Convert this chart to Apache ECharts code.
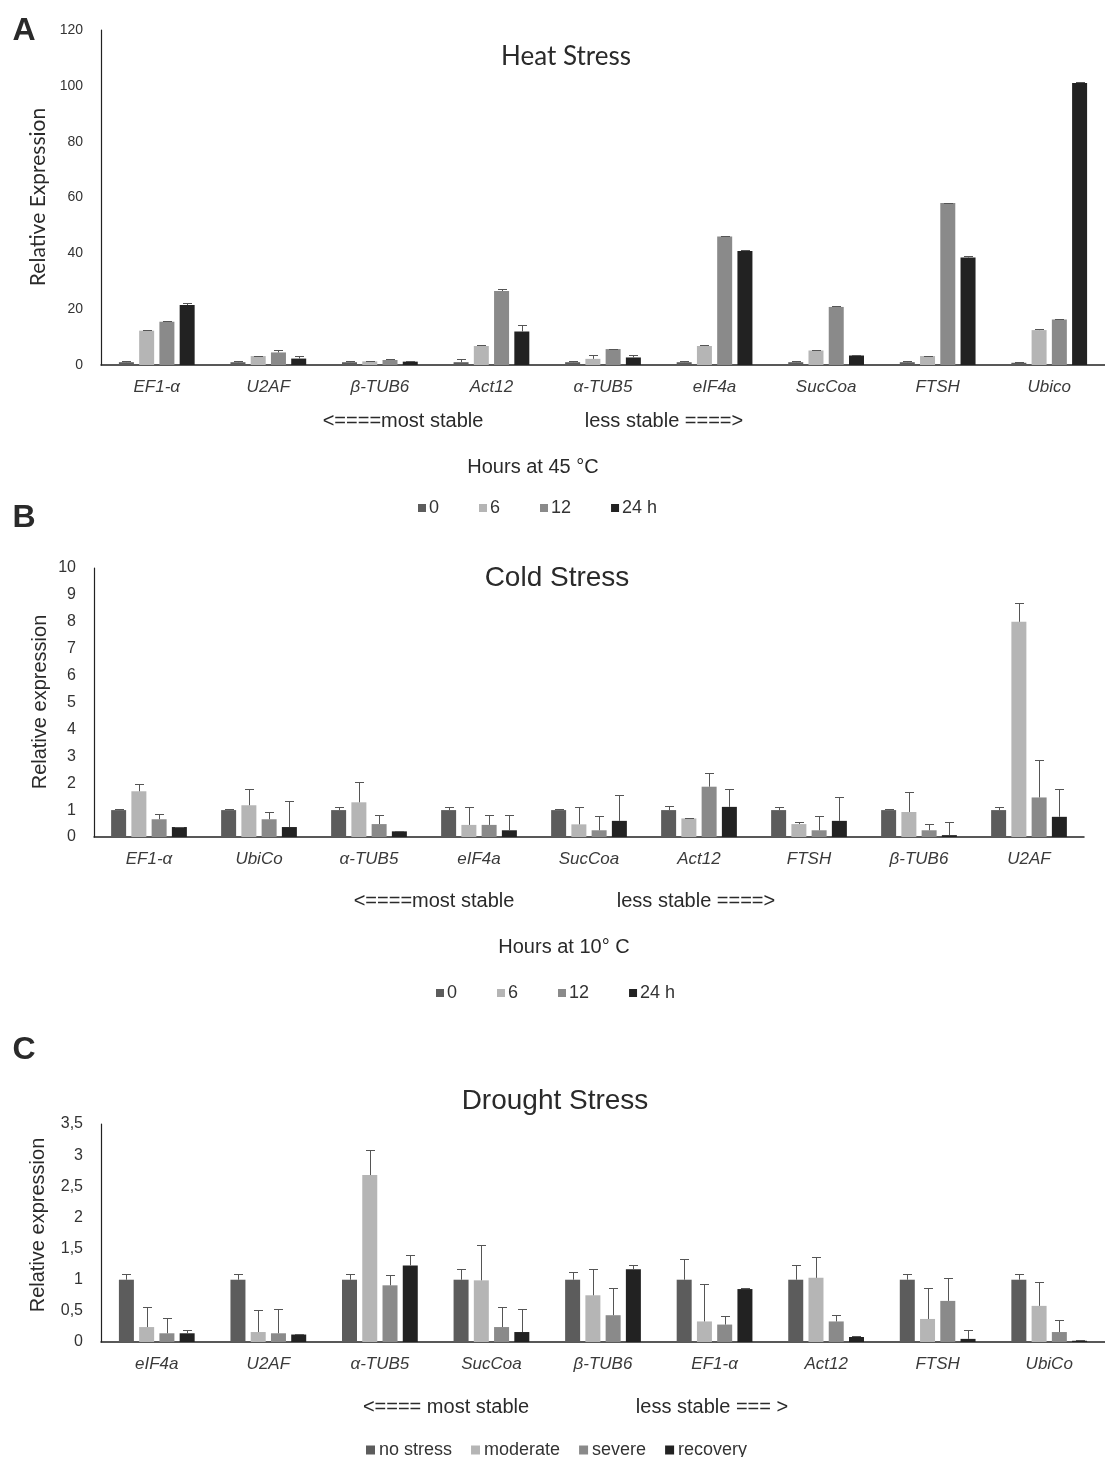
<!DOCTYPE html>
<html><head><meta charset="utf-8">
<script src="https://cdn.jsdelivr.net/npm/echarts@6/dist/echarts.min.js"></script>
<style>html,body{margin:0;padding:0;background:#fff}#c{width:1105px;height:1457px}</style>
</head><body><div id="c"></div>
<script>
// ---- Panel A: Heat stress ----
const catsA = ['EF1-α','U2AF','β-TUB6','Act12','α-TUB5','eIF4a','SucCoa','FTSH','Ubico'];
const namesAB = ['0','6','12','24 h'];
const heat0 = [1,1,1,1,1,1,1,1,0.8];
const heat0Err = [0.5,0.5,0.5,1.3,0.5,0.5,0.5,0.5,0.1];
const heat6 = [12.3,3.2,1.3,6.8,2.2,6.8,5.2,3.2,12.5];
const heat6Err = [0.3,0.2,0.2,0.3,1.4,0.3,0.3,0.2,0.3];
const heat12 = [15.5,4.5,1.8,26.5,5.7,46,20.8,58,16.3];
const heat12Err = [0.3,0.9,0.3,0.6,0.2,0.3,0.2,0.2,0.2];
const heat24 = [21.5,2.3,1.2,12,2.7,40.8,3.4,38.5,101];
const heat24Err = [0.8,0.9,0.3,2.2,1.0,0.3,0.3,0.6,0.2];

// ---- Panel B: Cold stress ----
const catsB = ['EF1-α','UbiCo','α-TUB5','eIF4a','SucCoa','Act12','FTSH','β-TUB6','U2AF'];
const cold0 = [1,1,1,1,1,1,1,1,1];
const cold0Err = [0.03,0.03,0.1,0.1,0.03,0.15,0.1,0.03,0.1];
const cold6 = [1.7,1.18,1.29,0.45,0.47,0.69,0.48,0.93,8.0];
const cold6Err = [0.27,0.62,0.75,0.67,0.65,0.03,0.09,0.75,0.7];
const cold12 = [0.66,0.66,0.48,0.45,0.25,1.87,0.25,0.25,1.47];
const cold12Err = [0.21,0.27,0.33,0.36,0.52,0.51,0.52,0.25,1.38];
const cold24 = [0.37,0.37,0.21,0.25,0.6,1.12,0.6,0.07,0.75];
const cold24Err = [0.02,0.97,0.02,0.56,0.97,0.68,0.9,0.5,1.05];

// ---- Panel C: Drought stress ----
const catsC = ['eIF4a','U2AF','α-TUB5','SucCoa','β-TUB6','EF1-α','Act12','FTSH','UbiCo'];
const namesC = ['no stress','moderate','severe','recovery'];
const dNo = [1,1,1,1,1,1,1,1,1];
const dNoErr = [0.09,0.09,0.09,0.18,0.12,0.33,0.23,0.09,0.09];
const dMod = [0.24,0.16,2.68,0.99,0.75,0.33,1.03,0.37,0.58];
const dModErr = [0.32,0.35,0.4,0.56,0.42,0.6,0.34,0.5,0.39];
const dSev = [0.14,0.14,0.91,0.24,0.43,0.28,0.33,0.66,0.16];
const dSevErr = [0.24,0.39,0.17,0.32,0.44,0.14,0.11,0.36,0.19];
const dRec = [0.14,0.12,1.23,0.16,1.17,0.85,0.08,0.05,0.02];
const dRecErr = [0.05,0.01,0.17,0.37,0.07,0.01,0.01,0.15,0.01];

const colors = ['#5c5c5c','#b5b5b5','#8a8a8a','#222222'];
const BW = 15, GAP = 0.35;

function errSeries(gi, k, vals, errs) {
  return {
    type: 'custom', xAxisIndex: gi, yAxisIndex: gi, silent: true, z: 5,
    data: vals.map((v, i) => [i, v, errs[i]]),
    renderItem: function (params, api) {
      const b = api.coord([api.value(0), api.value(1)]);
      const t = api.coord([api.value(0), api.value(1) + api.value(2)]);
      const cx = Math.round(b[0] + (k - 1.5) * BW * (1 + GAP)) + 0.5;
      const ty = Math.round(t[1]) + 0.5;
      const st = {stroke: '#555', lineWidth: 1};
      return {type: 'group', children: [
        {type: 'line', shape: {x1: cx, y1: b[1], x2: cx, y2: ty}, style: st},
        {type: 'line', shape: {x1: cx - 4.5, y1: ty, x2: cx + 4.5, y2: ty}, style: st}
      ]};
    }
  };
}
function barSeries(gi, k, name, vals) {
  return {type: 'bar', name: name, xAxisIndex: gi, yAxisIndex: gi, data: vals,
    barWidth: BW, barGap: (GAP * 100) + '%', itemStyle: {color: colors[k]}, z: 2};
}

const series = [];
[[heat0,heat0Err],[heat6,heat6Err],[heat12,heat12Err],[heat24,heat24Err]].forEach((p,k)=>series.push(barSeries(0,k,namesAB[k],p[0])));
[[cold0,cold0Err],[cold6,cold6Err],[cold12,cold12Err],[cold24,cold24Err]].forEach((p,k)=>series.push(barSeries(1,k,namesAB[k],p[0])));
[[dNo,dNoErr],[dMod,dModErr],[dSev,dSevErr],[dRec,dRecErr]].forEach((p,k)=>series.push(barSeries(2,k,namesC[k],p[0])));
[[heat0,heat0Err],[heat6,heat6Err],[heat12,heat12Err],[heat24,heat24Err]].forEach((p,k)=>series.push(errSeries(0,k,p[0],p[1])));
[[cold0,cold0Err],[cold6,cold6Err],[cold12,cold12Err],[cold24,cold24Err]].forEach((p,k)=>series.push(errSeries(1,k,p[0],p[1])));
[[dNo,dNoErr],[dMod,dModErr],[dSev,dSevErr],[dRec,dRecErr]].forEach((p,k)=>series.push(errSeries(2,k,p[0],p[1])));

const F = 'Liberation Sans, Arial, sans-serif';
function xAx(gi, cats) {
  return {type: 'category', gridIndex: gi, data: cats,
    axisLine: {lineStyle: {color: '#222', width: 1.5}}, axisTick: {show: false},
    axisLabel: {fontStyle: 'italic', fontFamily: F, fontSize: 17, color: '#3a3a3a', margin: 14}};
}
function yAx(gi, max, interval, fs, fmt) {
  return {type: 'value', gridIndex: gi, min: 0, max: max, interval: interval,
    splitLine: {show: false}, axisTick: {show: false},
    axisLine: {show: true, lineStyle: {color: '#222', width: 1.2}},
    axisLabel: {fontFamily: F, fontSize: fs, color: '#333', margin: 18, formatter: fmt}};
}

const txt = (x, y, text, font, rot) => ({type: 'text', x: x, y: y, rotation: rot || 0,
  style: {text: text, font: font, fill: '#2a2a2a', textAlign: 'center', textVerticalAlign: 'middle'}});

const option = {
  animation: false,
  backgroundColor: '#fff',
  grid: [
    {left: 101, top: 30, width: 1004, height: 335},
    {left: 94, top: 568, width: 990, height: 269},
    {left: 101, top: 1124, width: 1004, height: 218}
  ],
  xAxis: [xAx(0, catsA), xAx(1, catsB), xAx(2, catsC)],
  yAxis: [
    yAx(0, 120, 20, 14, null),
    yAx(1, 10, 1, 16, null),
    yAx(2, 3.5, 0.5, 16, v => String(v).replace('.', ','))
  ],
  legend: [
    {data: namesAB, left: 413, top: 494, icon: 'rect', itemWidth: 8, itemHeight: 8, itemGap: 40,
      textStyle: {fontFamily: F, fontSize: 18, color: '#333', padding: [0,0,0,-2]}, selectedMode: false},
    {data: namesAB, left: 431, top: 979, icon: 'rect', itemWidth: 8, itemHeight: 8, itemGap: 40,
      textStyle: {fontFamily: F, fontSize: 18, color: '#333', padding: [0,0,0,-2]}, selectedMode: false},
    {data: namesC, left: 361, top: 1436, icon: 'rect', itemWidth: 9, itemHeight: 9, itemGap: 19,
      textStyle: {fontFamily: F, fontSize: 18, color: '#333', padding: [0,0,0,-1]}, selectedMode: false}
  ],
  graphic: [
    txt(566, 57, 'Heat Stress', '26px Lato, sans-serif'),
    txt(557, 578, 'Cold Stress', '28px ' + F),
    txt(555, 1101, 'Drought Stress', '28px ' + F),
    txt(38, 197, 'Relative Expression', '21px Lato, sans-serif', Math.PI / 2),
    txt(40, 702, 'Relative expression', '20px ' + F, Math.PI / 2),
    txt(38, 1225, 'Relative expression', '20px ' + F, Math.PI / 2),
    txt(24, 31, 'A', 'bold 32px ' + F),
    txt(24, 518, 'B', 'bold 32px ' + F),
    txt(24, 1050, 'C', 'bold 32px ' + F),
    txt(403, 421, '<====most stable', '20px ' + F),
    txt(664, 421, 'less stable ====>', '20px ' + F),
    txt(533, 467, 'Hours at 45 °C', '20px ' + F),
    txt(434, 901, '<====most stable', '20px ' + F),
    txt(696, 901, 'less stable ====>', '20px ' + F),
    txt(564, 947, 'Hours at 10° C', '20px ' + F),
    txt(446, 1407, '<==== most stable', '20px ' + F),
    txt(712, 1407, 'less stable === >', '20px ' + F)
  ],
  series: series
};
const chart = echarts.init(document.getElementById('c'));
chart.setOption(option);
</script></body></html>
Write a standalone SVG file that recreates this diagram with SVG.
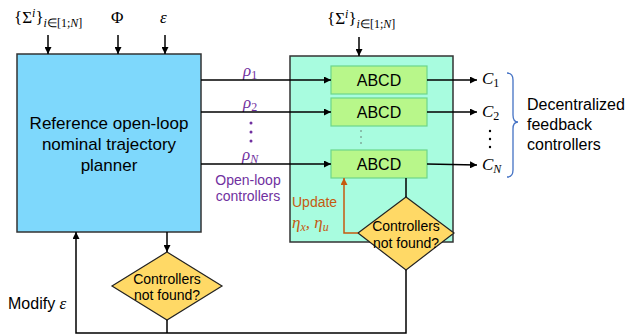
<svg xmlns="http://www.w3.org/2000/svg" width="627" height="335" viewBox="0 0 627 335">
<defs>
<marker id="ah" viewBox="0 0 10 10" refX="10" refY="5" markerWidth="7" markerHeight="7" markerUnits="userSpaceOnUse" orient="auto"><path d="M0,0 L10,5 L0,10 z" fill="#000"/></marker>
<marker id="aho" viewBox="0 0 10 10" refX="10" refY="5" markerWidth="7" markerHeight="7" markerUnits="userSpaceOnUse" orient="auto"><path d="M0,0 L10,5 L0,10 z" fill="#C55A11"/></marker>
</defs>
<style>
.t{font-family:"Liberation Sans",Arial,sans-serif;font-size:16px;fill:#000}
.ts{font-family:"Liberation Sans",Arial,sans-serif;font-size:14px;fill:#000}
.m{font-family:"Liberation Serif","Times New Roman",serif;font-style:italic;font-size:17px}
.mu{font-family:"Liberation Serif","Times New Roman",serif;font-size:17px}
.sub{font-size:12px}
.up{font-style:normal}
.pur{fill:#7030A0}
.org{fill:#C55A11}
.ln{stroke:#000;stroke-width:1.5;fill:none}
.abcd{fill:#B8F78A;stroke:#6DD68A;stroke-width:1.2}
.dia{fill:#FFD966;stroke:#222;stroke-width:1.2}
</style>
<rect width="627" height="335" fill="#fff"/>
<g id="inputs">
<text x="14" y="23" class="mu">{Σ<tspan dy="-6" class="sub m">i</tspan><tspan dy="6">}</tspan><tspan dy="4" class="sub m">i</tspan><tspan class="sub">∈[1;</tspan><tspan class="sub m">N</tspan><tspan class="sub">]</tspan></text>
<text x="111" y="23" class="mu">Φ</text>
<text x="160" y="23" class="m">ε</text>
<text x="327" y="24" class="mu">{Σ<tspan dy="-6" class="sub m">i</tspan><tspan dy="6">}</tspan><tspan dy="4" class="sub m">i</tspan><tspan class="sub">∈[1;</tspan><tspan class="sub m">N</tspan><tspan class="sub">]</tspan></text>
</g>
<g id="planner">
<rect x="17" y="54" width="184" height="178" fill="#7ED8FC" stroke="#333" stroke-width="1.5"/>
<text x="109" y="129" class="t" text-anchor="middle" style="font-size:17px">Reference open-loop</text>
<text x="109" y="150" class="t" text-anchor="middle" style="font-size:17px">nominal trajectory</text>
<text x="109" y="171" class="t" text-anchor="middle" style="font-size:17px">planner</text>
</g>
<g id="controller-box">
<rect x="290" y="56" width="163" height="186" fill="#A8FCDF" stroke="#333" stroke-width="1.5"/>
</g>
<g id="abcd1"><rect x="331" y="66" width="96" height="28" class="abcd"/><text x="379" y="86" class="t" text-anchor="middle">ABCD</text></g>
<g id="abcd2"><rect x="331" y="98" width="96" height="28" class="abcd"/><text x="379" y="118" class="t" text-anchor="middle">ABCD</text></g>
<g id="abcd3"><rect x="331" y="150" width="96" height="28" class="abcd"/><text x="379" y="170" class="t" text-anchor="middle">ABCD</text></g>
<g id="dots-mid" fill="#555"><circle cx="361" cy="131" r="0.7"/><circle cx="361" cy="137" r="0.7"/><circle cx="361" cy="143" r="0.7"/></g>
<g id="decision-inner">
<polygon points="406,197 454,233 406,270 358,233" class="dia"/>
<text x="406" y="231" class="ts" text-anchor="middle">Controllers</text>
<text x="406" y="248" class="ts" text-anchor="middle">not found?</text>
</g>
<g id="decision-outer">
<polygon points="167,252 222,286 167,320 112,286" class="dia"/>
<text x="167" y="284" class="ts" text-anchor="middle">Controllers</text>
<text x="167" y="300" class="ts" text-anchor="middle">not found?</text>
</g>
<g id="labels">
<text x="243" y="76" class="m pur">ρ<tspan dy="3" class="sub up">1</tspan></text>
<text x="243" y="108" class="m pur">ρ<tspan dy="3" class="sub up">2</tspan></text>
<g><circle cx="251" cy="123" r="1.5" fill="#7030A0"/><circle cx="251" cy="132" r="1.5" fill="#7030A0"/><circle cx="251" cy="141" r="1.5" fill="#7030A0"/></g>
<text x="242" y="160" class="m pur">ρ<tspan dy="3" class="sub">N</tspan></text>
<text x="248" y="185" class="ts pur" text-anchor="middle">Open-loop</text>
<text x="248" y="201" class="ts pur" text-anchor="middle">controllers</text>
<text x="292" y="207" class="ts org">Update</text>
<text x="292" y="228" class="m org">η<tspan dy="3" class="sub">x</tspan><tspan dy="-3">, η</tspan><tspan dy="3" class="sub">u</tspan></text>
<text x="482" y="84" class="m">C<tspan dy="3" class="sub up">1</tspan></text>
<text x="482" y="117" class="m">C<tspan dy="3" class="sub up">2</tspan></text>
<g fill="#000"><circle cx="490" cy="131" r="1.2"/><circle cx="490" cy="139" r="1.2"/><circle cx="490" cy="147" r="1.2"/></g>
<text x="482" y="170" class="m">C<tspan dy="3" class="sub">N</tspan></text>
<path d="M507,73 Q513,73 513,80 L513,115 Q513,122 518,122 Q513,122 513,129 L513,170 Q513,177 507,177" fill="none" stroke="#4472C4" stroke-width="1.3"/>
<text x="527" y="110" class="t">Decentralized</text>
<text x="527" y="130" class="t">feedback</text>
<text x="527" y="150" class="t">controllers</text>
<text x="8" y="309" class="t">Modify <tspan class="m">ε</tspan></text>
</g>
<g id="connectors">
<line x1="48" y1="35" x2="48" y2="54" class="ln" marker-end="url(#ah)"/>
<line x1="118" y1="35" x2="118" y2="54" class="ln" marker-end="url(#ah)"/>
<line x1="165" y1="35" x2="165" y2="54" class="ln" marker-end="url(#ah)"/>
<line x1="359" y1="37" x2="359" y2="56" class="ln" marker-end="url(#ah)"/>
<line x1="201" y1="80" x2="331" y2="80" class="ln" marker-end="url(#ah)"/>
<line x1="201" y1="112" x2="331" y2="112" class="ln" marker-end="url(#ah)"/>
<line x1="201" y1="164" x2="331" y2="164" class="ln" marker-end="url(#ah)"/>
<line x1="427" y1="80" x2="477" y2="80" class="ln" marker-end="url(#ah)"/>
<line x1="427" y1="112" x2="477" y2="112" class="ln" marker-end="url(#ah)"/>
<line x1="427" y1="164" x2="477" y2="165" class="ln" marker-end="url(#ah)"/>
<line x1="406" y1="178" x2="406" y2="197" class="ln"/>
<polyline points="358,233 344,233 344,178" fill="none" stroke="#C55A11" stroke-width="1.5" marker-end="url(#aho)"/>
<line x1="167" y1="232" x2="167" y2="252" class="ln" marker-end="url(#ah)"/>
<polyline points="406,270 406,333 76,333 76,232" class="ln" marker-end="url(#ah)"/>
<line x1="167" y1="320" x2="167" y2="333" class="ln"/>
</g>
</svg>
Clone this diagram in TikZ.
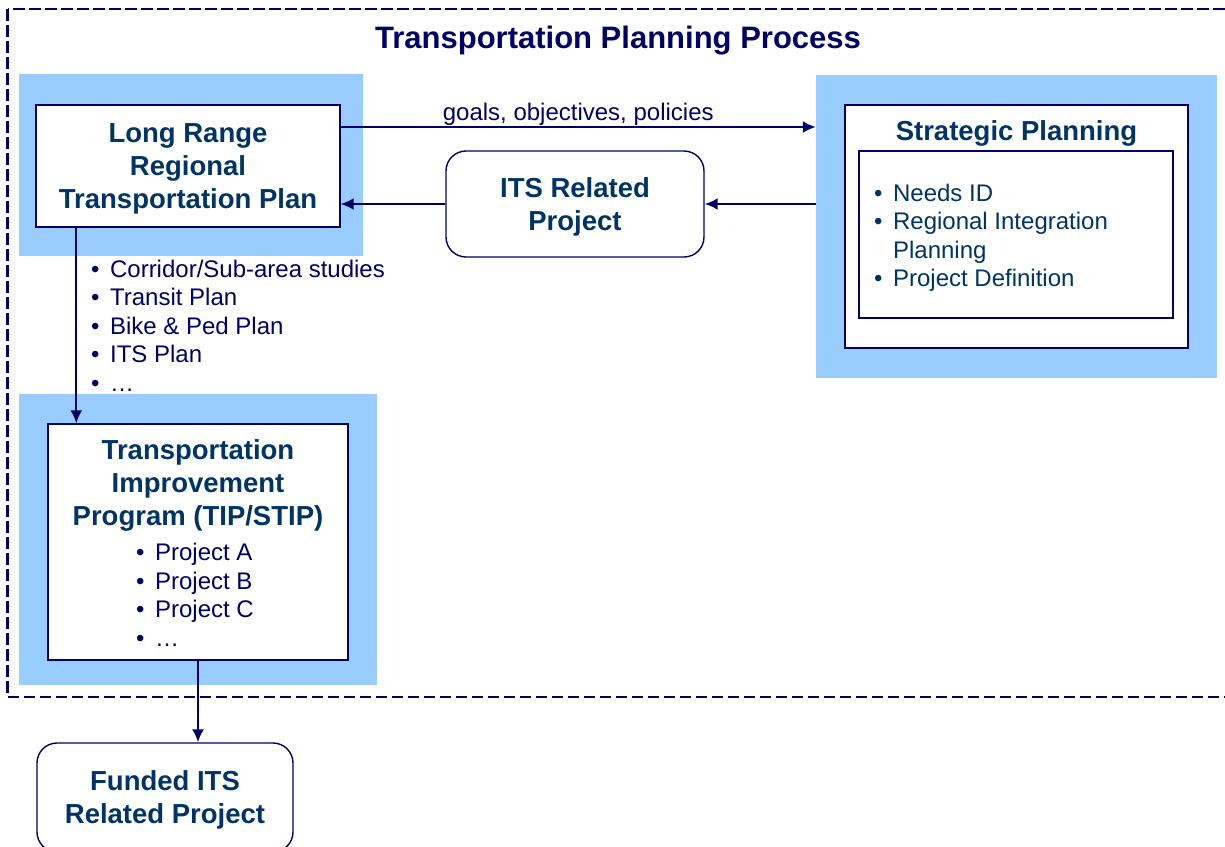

#### Brief
Exactly reproduce the run of lines from the start of the listing through the line with "const heat24Err = [0.8,0.9,0.3,2.2,1.0,0.3,0.3,0.6,0.2];", inclusive; pictures are not copied.

#### Complete response
Convert this chart to Apache ECharts code.
<!DOCTYPE html>
<html><head><meta charset="utf-8">
<script src="https://cdn.jsdelivr.net/npm/echarts@6/dist/echarts.min.js"></script>
<style>html,body{margin:0;padding:0;background:#fff}#c{width:1105px;height:1457px}</style>
</head><body><div id="c"></div>
<script>
// ---- Panel A: Heat stress ----
const catsA = ['EF1-α','U2AF','β-TUB6','Act12','α-TUB5','eIF4a','SucCoa','FTSH','Ubico'];
const namesAB = ['0','6','12','24 h'];
const heat0 = [1,1,1,1,1,1,1,1,0.8];
const heat0Err = [0.5,0.5,0.5,1.3,0.5,0.5,0.5,0.5,0.1];
const heat6 = [12.3,3.2,1.3,6.8,2.2,6.8,5.2,3.2,12.5];
const heat6Err = [0.3,0.2,0.2,0.3,1.4,0.3,0.3,0.2,0.3];
const heat12 = [15.5,4.5,1.8,26.5,5.7,46,20.8,58,16.3];
const heat12Err = [0.3,0.9,0.3,0.6,0.2,0.3,0.2,0.2,0.2];
const heat24 = [21.5,2.3,1.2,12,2.7,40.8,3.4,38.5,101];
const heat24Err = [0.8,0.9,0.3,2.2,1.0,0.3,0.3,0.6,0.2];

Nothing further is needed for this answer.